The first stage to get help from social services is to request a Needs Assessment, also known as a Community Care Plan. Referrals, you can self refer or ask a professional or friend to do it for you. This can be done by calling the Enfield Council Social Care Access Team on 020 8379 1001 or emailing firstname.lastname@example.org
To get support a person must meet an eligibility threshold, this means that they have a level of need that confers a legal responsibility on the local authority to provide services to help them.
If a person is self-funding, for example, has savings in excess of £23,250, then they can still ask social services for an assessment and to provide services, but they will be responsible for meeting all costs; this would also incur a one-off fee of £250 to cover administration costs. However, as the setting up of services would be performed by social services and they would review needs on a yearly basis. Many people may decide that paying this fee is worth doing.

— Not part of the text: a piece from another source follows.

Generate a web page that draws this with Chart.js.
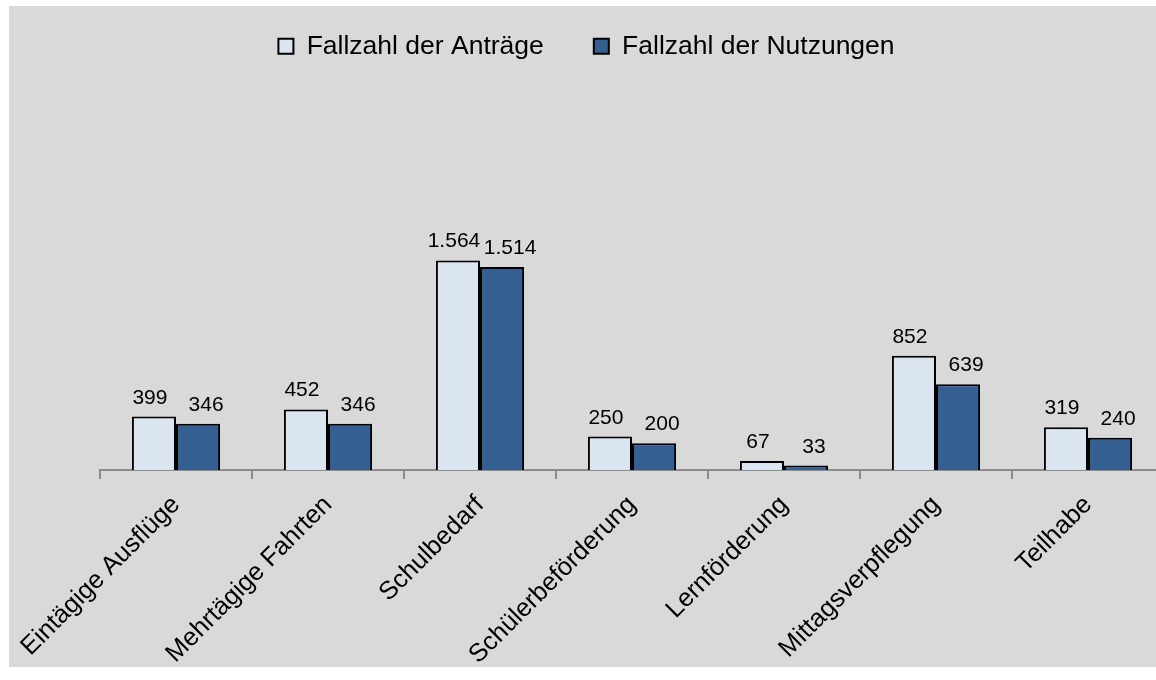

How much can I get involved in a care plan?
A care plan is a person-centred process and so the views of the person you care for (who is known by the council as the “service user”) should be listened to and documented. Carers also should be involved in the process, where possible, as there should be no assumption that they will provide any aspects of care, but they can accept responsibility to meet specific needs.
A service user can make any reasonable request from social services but the main duty that social workers have is to meet any identified needs. If a social worker states a need can be met in a specific way, that the service user disagrees with, then requests can be made for a preferred service. However, if this costs more than the provision offered then there is no obligation for social services to provide a requested service just because it is preferable to the service user. In these cases, a direct payment would usually be offered, to the value of the service recommended by the social worker, which the service user can use to pay towards meeting their needs in the manner that they wish.
A carer can express their views, however, the social worker’s role focuses on meeting the needs of the service user. If a carer disagrees with what a service user has requested this would normally have little bearing unless the service user has substantial difficulty when communicating or lacks capacity; in these cases, an advocate should be provided to support the service user through the process.